Instruction
All lines in the data bearing the string "that" should be identified and copied.

★ ★ ★

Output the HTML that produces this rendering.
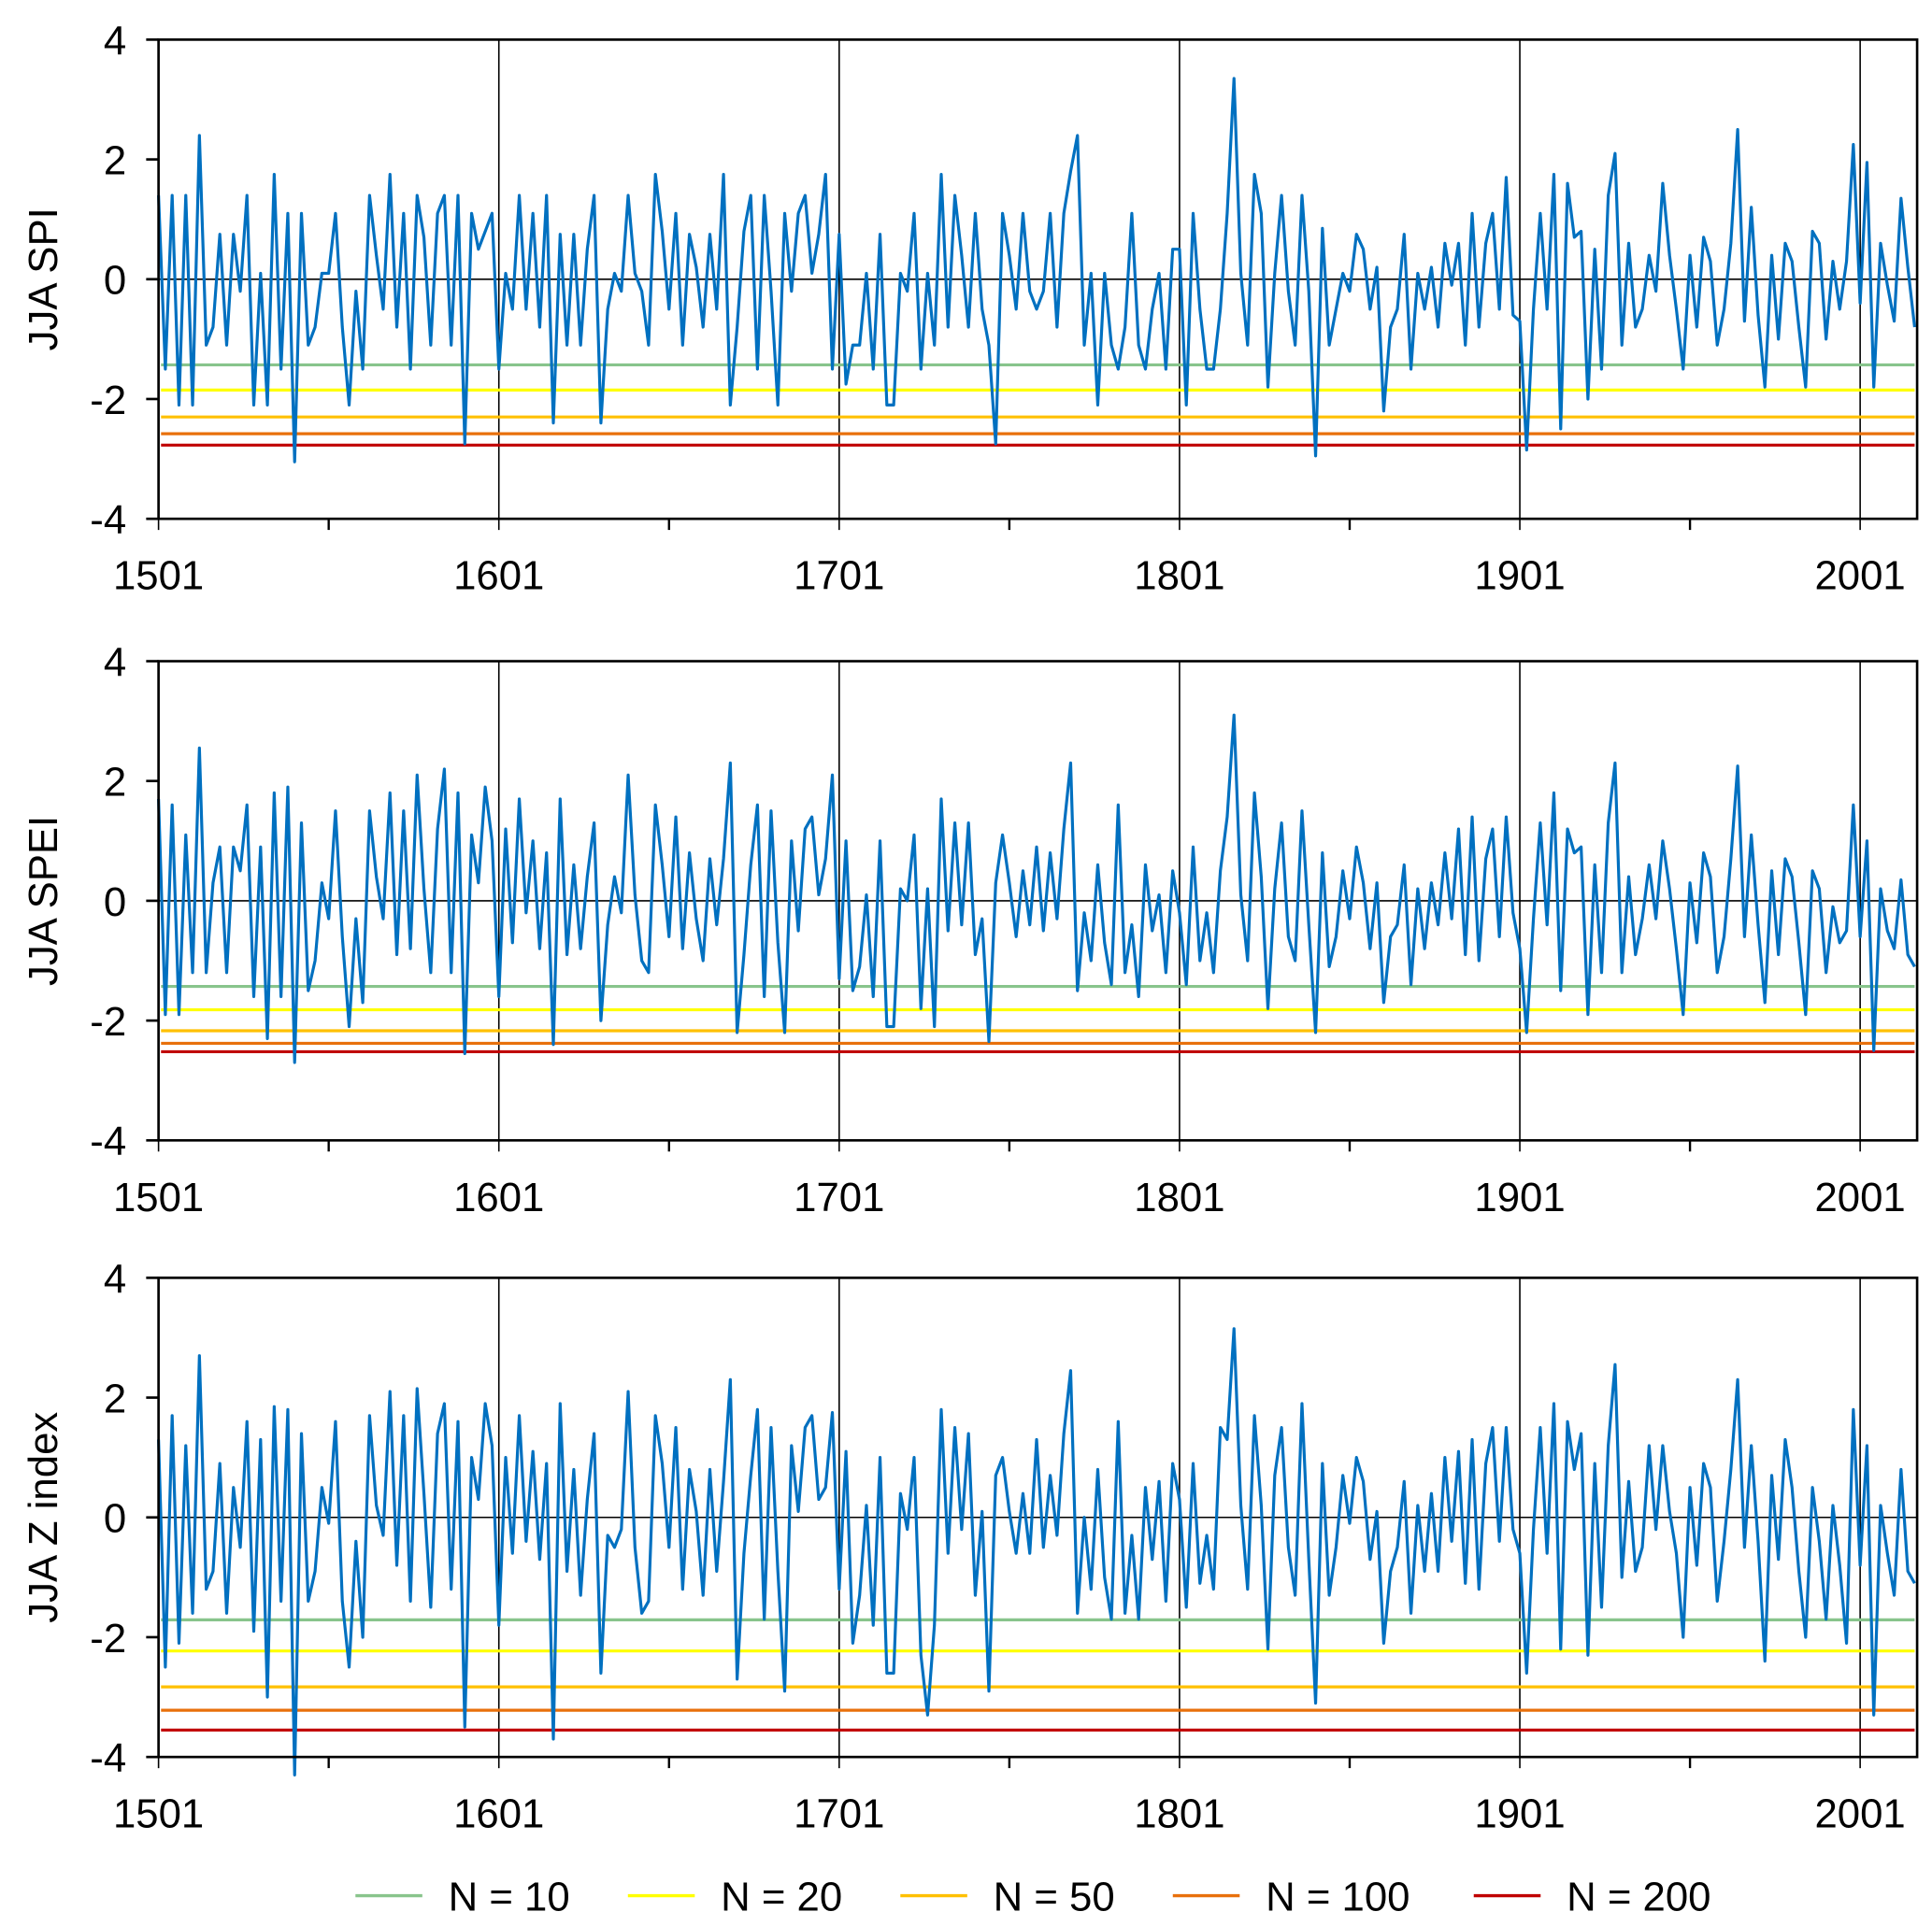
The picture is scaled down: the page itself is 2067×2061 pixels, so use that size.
<!DOCTYPE html>
<html><head><meta charset="utf-8"><style>
html,body{margin:0;padding:0;background:#fff}
svg{display:block}
text{font-family:"Liberation Sans",Arial,sans-serif;fill:#000}
</style></head><body>
<svg id="chart" width="2067" height="2061" viewBox="0 0 1560 1555.5" xmlns="http://www.w3.org/2000/svg"></svg>
<script>
const startYear = 1501, stepYears = 2;
const xTickYears = [1501,1601,1701,1801,1901,2001];
const minorTickYears = [1551,1651,1751,1851,1951];
const yTicks = [4,2,0,-2,-4];
const panelNames = ["JJA SPI","JJA SPEI","JJA Z index"];
const thresholdLabels = ["N = 10","N = 20","N = 50","N = 100","N = 200"];
const thresholdColors = ["#88c48c","#ffff00","#ffc000","#e8700c","#c00000"];
const spiThresholds = [-1.43,-1.85,-2.3,-2.58,-2.77];
const speiThresholds = [-1.43,-1.82,-2.17,-2.38,-2.52];
const zThresholds = [-1.71,-2.23,-2.83,-3.22,-3.55];
const spiValues = [1.4,-1.5,1.4,-2.1,1.4,-2.1,2.4,-1.1,-0.8,0.75,
-1.1,0.75,-0.2,1.4,-2.1,0.1,-2.1,1.75,-1.5,1.1,
-3.05,1.1,-1.1,-0.8,0.1,0.1,1.1,-0.8,-2.1,-0.2,
-1.5,1.4,0.4,-0.5,1.75,-0.8,1.1,-1.5,1.4,0.7,
-1.1,1.1,1.4,-1.1,1.4,-2.75,1.1,0.5,0.8,1.1,
-1.5,0.1,-0.5,1.4,-0.5,1.1,-0.8,1.4,-2.4,0.75,
-1.1,0.75,-1.1,0.5,1.4,-2.4,-0.5,0.1,-0.2,1.4,
0.1,-0.2,-1.1,1.75,0.8,-0.5,1.1,-1.1,0.75,0.2,
-0.8,0.75,-0.5,1.75,-2.1,-0.8,0.8,1.4,-1.5,1.4,
-0.2,-2.1,1.1,-0.2,1.1,1.4,0.1,0.75,1.75,-1.5,
0.75,-1.75,-1.1,-1.1,0.1,-1.5,0.75,-2.1,-2.1,0.1,
-0.2,1.1,-1.5,0.1,-1.1,1.75,-0.8,1.4,0.4,-0.8,
1.1,-0.5,-1.1,-2.75,1.1,0.4,-0.5,1.1,-0.2,-0.5,
-0.2,1.1,-0.8,1.1,1.8,2.4,-1.1,0.1,-2.1,0.1,
-1.1,-1.5,-0.8,1.1,-1.1,-1.5,-0.5,0.1,-1.5,0.5,
0.5,-2.1,1.1,-0.5,-1.5,-1.5,-0.5,1.1,3.35,0.1,
-1.1,1.75,1.1,-1.8,0.1,1.4,-0.2,-1.1,1.4,-0.2,
-2.95,0.85,-1.1,-0.5,0.1,-0.2,0.75,0.5,-0.5,0.2,
-2.2,-0.8,-0.5,0.75,-1.5,0.1,-0.5,0.2,-0.8,0.6,
-0.1,0.6,-1.1,1.1,-0.8,0.6,1.1,-0.5,1.7,-0.6,
-0.7,-2.85,-0.5,1.1,-0.5,1.75,-2.5,1.6,0.7,0.8,
-2.0,0.5,-1.5,1.4,2.1,-1.1,0.6,-0.8,-0.5,0.4,
-0.2,1.6,0.4,-0.5,-1.5,0.4,-0.8,0.7,0.3,-1.1,
-0.5,0.6,2.5,-0.7,1.2,-0.6,-1.8,0.4,-1.0,0.6,
0.3,-0.8,-1.8,0.8,0.6,-1.0,0.3,-0.5,0.3,2.25,
-0.4,1.95,-1.8,0.6,-0.1,-0.7,1.35,0.2,-0.8];
const speiValues = [1.7,-1.9,1.6,-1.9,1.1,-1.2,2.55,-1.2,0.3,0.9,
-1.2,0.9,0.5,1.6,-1.6,0.9,-2.3,1.8,-1.6,1.9,
-2.7,1.3,-1.5,-1.0,0.3,-0.3,1.5,-0.6,-2.1,-0.3,
-1.7,1.5,0.4,-0.3,1.8,-0.9,1.5,-0.8,2.1,0.2,
-1.2,1.2,2.2,-1.2,1.8,-2.55,1.1,0.3,1.9,1.0,
-1.6,1.2,-0.7,1.7,-0.2,1.0,-0.8,0.8,-2.4,1.7,
-0.9,0.6,-0.8,0.4,1.3,-2.0,-0.4,0.4,-0.2,2.1,
0.1,-1.0,-1.2,1.6,0.6,-0.6,1.4,-0.8,0.8,-0.3,
-1.0,0.7,-0.4,0.7,2.3,-2.2,-0.9,0.6,1.6,-1.6,
1.5,-0.7,-2.2,1.0,-0.5,1.2,1.4,0.1,0.7,2.1,
-1.3,1.0,-1.5,-1.1,0.1,-1.6,1.0,-2.1,-2.1,0.2,
0.0,1.1,-1.8,0.2,-2.1,1.7,-0.5,1.3,-0.4,1.3,
-0.9,-0.3,-2.35,0.3,1.1,0.3,-0.6,0.5,-0.4,0.9,
-0.5,0.8,-0.3,1.2,2.3,-1.5,-0.2,-1.0,0.6,-0.7,
-1.4,1.6,-1.2,-0.4,-1.6,0.6,-0.5,0.1,-1.2,0.5,
-0.2,-1.4,0.9,-1.0,-0.2,-1.2,0.5,1.4,3.1,0.1,
-1.0,1.8,0.4,-1.8,0.2,1.3,-0.6,-1.0,1.5,-0.4,
-2.2,0.8,-1.1,-0.6,0.5,-0.3,0.9,0.3,-0.8,0.3,
-1.7,-0.6,-0.4,0.6,-1.4,0.2,-0.8,0.3,-0.4,0.8,
-0.3,1.2,-0.9,1.4,-1.0,0.7,1.2,-0.6,1.4,-0.2,
-0.8,-2.2,-0.3,1.3,-0.4,1.8,-1.5,1.2,0.8,0.9,
-1.9,0.6,-1.2,1.3,2.3,-1.2,0.4,-0.9,-0.3,0.6,
-0.3,1.0,0.2,-0.8,-1.9,0.3,-0.7,0.8,0.4,-1.2,
-0.6,0.7,2.25,-0.6,1.1,-0.4,-1.7,0.5,-0.9,0.7,
0.4,-0.7,-1.9,0.5,0.2,-1.2,-0.1,-0.7,-0.5,1.6,
-0.6,1.0,-2.5,0.2,-0.5,-0.8,0.35,-0.9,-1.1];
const zValues = [1.3,-2.5,1.7,-2.1,1.2,-1.6,2.7,-1.2,-0.9,0.9,
-1.6,0.5,-0.5,1.6,-1.9,1.3,-3.0,1.85,-1.4,1.8,
-4.3,1.4,-1.4,-0.9,0.5,-0.1,1.6,-1.4,-2.5,-0.4,
-2.0,1.7,0.2,-0.3,2.1,-0.8,1.7,-1.4,2.15,0.4,
-1.5,1.4,1.9,-1.2,1.6,-3.5,1.0,0.3,1.9,1.2,
-1.8,1.0,-0.6,1.7,-0.4,1.1,-0.7,0.9,-3.7,1.9,
-0.9,0.8,-1.3,0.3,1.4,-2.6,-0.3,-0.5,-0.2,2.1,
-0.5,-1.6,-1.4,1.7,0.9,-0.5,1.5,-1.2,0.8,0.1,
-1.3,0.8,-0.9,0.6,2.3,-2.7,-0.6,0.7,1.8,-1.7,
1.5,-0.9,-2.9,1.2,0.1,1.5,1.7,0.3,0.5,1.75,
-1.2,1.1,-2.1,-1.3,0.2,-1.8,1.0,-2.6,-2.6,0.4,
-0.2,1.0,-2.3,-3.3,-1.8,1.8,-0.6,1.5,-0.2,1.4,
-1.3,0.1,-2.9,0.7,1.0,0.1,-0.6,0.4,-0.6,1.3,
-0.5,0.7,-0.3,1.4,2.45,-1.6,0.0,-1.2,0.8,-1.0,
-1.7,1.6,-1.6,-0.3,-1.7,0.5,-0.7,0.6,-1.4,0.9,
0.3,-1.5,0.9,-1.1,-0.3,-1.2,1.5,1.3,3.15,0.2,
-1.2,1.7,0.2,-2.2,0.7,1.5,-0.5,-1.3,1.9,-0.7,
-3.1,0.9,-1.3,-0.5,0.7,-0.1,1.0,0.6,-0.7,0.1,
-2.1,-0.9,-0.5,0.6,-1.6,0.2,-0.9,0.4,-0.9,1.0,
-0.4,1.1,-1.1,1.3,-1.2,0.9,1.5,-0.4,1.5,-0.2,
-0.6,-2.6,-0.2,1.5,-0.6,1.9,-2.2,1.6,0.8,1.4,
-2.3,0.9,-1.5,1.2,2.55,-1.0,0.6,-0.9,-0.5,1.2,
-0.2,1.2,0.1,-0.6,-2.0,0.5,-0.8,0.9,0.5,-1.4,
-0.4,0.8,2.3,-0.5,1.2,-0.4,-2.4,0.7,-0.7,1.3,
0.5,-0.9,-2.0,0.5,-0.4,-1.7,0.2,-0.8,-2.1,1.8,
-0.8,1.2,-3.3,0.2,-0.6,-1.3,0.8,-0.9,-1.1];

const NS = "http://www.w3.org/2000/svg";
const svg = document.getElementById("chart");
function mk(tag, attrs, parent){
  const e = document.createElementNS(NS, tag);
  for (const k in attrs) e.setAttribute(k, attrs[k]);
  (parent||svg).appendChild(e);
  return e;
}
const X0 = 128, X1 = 1548, pxPerYear = (1502-128)/500;
function xScale(year){ return X0 + (year-1501)*pxPerYear; }

const panels = [
  {top:32, bottom:419, values:spiValues, th:spiThresholds, label:"JJA SPI", key:"spi"},
  {top:534, bottom:921, values:speiValues, th:speiThresholds, label:"JJA SPEI", key:"spei"},
  {top:1032, bottom:1419, values:zValues, th:zThresholds, label:"JJA Z index", key:"z"}
];

panels.forEach(p=>{
  const g = mk("g", {});
  
  
  const yScale = v => p.top + (4 - v) * (p.bottom - p.top) / 8;
  xTickYears.forEach(yr=>{
    const x = xScale(yr);
    const l = mk("line",{x1:x,x2:x,y1:p.top,y2:p.bottom+9,stroke:"#000","stroke-width":1.2},g);
    
    
    const t = mk("text",{x:x,y:p.bottom+57,"text-anchor":"middle","font-size":33},g);
    t.textContent = yr;
    
    
  });
  minorTickYears.forEach(yr=>{
    const x = xScale(yr);
    const l = mk("line",{x1:x,x2:x,y1:p.bottom,y2:p.bottom+9,stroke:"#000","stroke-width":1.8},g);
    
    
  });
  const z = mk("line",{x1:X0,x2:X1,y1:yScale(0),y2:yScale(0),stroke:"#000","stroke-width":1.2},g);
  
  
  p.th.forEach((v,i)=>{
    const l = mk("line",{x1:X0+2,x2:X1-2,y1:yScale(v),y2:yScale(v),stroke:thresholdColors[i],"stroke-width":2.4},g);
    
    
  });
  const pts = p.values.map((v,i)=> xScale(startYear + i*stepYears).toFixed(1)+","+yScale(v).toFixed(1)).join(" ");
  const pl = mk("polyline",{points:pts,fill:"none",stroke:"#0070c0","stroke-width":2.4,"stroke-linejoin":"round"},g);
  
  
  const fr = mk("rect",{x:X0,y:p.top,width:X1-X0,height:p.bottom-p.top,fill:"none",stroke:"#000","stroke-width":2},g);
  
  
  yTicks.forEach(v=>{
    const y = yScale(v);
    const l = mk("line",{x1:X0-10,x2:X0,y1:y,y2:y,stroke:"#000","stroke-width":2},g);
    
    
    const t = mk("text",{x:102,y:y+12,"text-anchor":"end","font-size":33},g);
    t.textContent = v;
    
    
  });
  const cy = (p.top+p.bottom)/2;
  const yl = mk("text",{x:0,y:0,"text-anchor":"middle","font-size":33,transform:`translate(46,${cy}) rotate(-90)`},g);
  yl.textContent = p.label;
  
  
});

const lg = mk("g",{});


const legendX = [287,507,727,947,1190];
thresholdLabels.forEach((lab,i)=>{
  const x = legendX[i];
  const l = mk("line",{x1:x,x2:x+54,y1:1531,y2:1531,stroke:thresholdColors[i],"stroke-width":2.6},lg);
  
  
  const t = mk("text",{x:x+75,y:1543,"font-size":33},lg);
  t.textContent = lab;
  
  
});
</script>
</body></html>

★ ★ ★

Answer to this task
Output the HTML that produces this rendering.
The picture is scaled down: the page itself is 2067×2061 pixels, so use that size.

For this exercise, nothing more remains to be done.